A work in progress!
This project implements the necessary tools to build complex shaders, like what naga_oil does for bevy, but in a framework-agnostic way. At wgsl-tooling-wg, we aim at standardizing a few language extensions to facilitate the work of engine developers and shader wizards.
Current and planned extensions: imports, conditional compilation, generics, modules.
This project can be used as a rust library or as a standalone CLI.
- Install
cargo install --git https://github.com/k2d222/wgsl-tools
- Compile a WESL shader
wesl compile <entrypoint.wgsl>
(TODO: use the wesl extension) - Run eval()
wesl eval <entrypoint.wgsl> <expression to eval>
documentation coming soon
update: 2024-10
The crate wgsl-parse contains a WGSL-compliant syntax tree and parser, with optional syntax extensions from the WESL specification.
The crate wesl contains an implementation of the WESL specification, i.e. a compiler that takes WESL files and generates valid WGSL.
- "conditional translation"
- "imports" (WIP, the spec will evolve)
- "generics" (WIP, the spec will evolve)
- "modules" (WIP, the spec will evolve)
- eval/exec: 70%
- WESL validator: 0%
- WGSL optimization / compatibility: 10%
This crate contains a CLI to run the compiler and the parser.
See also:
- The online playground, wesl.thissma.fr / github.com/wesl-playground
- Nathalie Cuthbert's implementation, mew
- Lee Mighdoll's implementation, wgsl-linker
- Correct, mirror concepts present in the wgsl spec.

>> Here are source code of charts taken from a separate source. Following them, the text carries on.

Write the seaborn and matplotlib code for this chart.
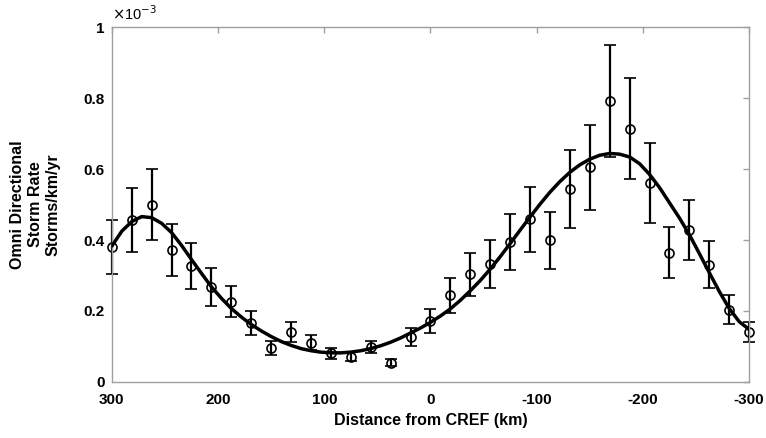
import matplotlib
matplotlib.use('Agg')
import matplotlib.pyplot as plt
import seaborn as sns
import numpy as np
import pandas as pd

# observed storm rates (x 1e-3 storms/km/yr) and error bar half-widths
dist = [300, 281.25, 262.5, 243.75, 225, 206.25, 187.5, 168.75, 150, 131.25,
        112.5, 93.75, 75, 56.25, 37.5, 18.75, 0, -18.75, -37.5, -56.25,
        -75, -93.75, -112.5, -131.25, -150, -168.75, -187.5, -206.25, -225,
        -243.75, -262.5, -281.25, -300]
rate = [0.380, 0.456, 0.500, 0.371, 0.327, 0.268, 0.226, 0.166, 0.096, 0.141,
        0.111, 0.081, 0.071, 0.099, 0.054, 0.127, 0.171, 0.244, 0.303, 0.332,
        0.395, 0.458, 0.399, 0.543, 0.605, 0.792, 0.714, 0.561, 0.364,
        0.428, 0.331, 0.204, 0.140]
err = [0.077, 0.090, 0.100, 0.073, 0.065, 0.053, 0.044, 0.033, 0.019, 0.028,
       0.021, 0.015, 0.013, 0.017, 0.010, 0.025, 0.034, 0.049, 0.060, 0.067,
       0.079, 0.092, 0.080, 0.110, 0.120, 0.157, 0.142, 0.112, 0.072,
       0.085, 0.066, 0.040, 0.028]

# fitted curve
fit_x = [300, 290.6, 281.25, 271.9, 262.5, 253.1, 243.75, 234.4, 225, 215.6,
         206.25, 196.9, 187.5, 178.1, 168.75, 159.4, 150, 140.6, 131.25, 121.9,
         112.5, 103.1, 93.75, 84.4, 75, 65.6, 56.25, 46.9, 37.5, 28.1,
         18.75, 9.4, 0, -9.4, -18.75, -28.1, -37.5, -46.9, -56.25, -65.6,
         -75, -84.4, -93.75, -103.1, -112.5, -121.9, -131.25, -140.6, -150, -159.4,
         -168.75, -178.1, -187.5, -196.9, -206.25, -215.6, -225, -234.4, -243.75, -253.1,
         -262.5, -271.9, -281.25, -290.6, -300]
fit_y = [0.383, 0.425, 0.452, 0.466, 0.463, 0.447, 0.421, 0.385, 0.345, 0.306,
         0.268, 0.236, 0.207, 0.183, 0.162, 0.144, 0.128, 0.114, 0.103, 0.094,
         0.088, 0.084, 0.082, 0.082, 0.084, 0.088, 0.094, 0.102, 0.112, 0.124,
         0.138, 0.152, 0.168, 0.186, 0.206, 0.230, 0.257, 0.286, 0.318, 0.353,
         0.390, 0.428, 0.465, 0.501, 0.535, 0.565, 0.591, 0.612, 0.628, 0.639,
         0.644, 0.642, 0.634, 0.615, 0.585, 0.548, 0.505, 0.462, 0.415, 0.362,
         0.308, 0.255, 0.207, 0.170, 0.148]

x_ticks = [300, 200, 100, 0, -100, -200, -300]
y_ticks = [0, 0.2, 0.4, 0.6, 0.8, 1.0]
y_tick_labels = ['0', '0.2', '0.4', '0.6', '0.8', '1']

sns.set_style("white")
plt.rcParams['font.family'] = ['Liberation Sans', 'DejaVu Sans']
plt.rcParams['text.color'] = 'black'
plt.rcParams['axes.labelcolor'] = 'black'

fig = plt.figure(figsize=(7.66, 4.38), dpi=100)
ax = fig.add_axes([0.146, 0.128, 0.832, 0.81])

fit_df = pd.DataFrame({'x': fit_x, 'y': fit_y})
sns.lineplot(data=fit_df, x='x', y='y', color='black', lw=2.5, sort=False,
             ax=ax, zorder=3)
eb = ax.errorbar(dist, rate, yerr=err, fmt='o', color='black', mfc='none',
                 mec='black', ms=6.5, mew=1.2, ecolor='black', elinewidth=1.6,
                 capsize=4.2, capthick=1.6, zorder=2)
for art in eb.lines[1] + eb.lines[2] + (eb.lines[0],):
    art.set_clip_on(False)

ax.set_xlim(300, -300)
ax.set_ylim(0, 1.0)
ax.set_xticks(x_ticks)
ax.set_xticklabels([str(t) for t in x_ticks])
ax.set_yticks(y_ticks)
ax.set_yticklabels(y_tick_labels)

for s in ax.spines.values():
    s.set_color('#a0a0a0')
    s.set_linewidth(1.0)
ax.tick_params(direction='in', length=4.5, width=1.0, color='#a0a0a0',
               labelcolor='black', top=True, right=True, labelsize=11)
ax.tick_params(axis='x', pad=8)
ax.tick_params(axis='y', pad=5)
for lab in ax.get_xticklabels() + ax.get_yticklabels():
    lab.set_fontweight('bold')

ax.set_xlabel('Distance from CREF (km)', fontsize=11.5, fontweight='bold',
              labelpad=4)
ax.set_ylabel('Omni Directional\nStorm Rate\nStorms/km/yr', fontsize=11.5,
              fontweight='bold', labelpad=17)
ax.text(0.0, 1.012, r'$\times$10$^{-3}$', transform=ax.transAxes,
        fontsize=10.5, ha='left', va='bottom')

fig.savefig('out.png', dpi=100)
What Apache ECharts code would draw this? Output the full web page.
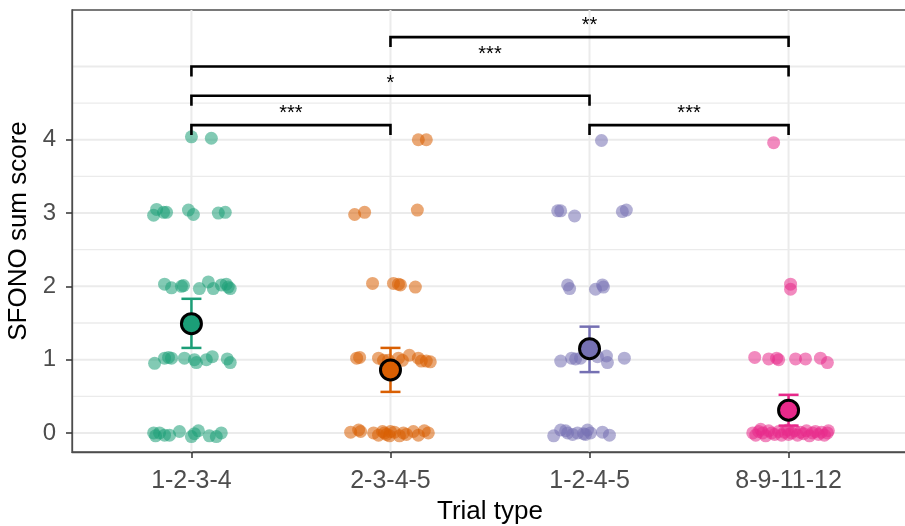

- Flexible, allow extending the wgsl syntax with well-defined extensions (see wgsl-tooling-wg).
- User-friendly, by sticking to the spec as much as possible, by providing clear and well-documented interfaces.
- Performant, we care about correctness, less so about time and memory constraints. The interface must be as user-friendly as possible. These tools target offline compilation first.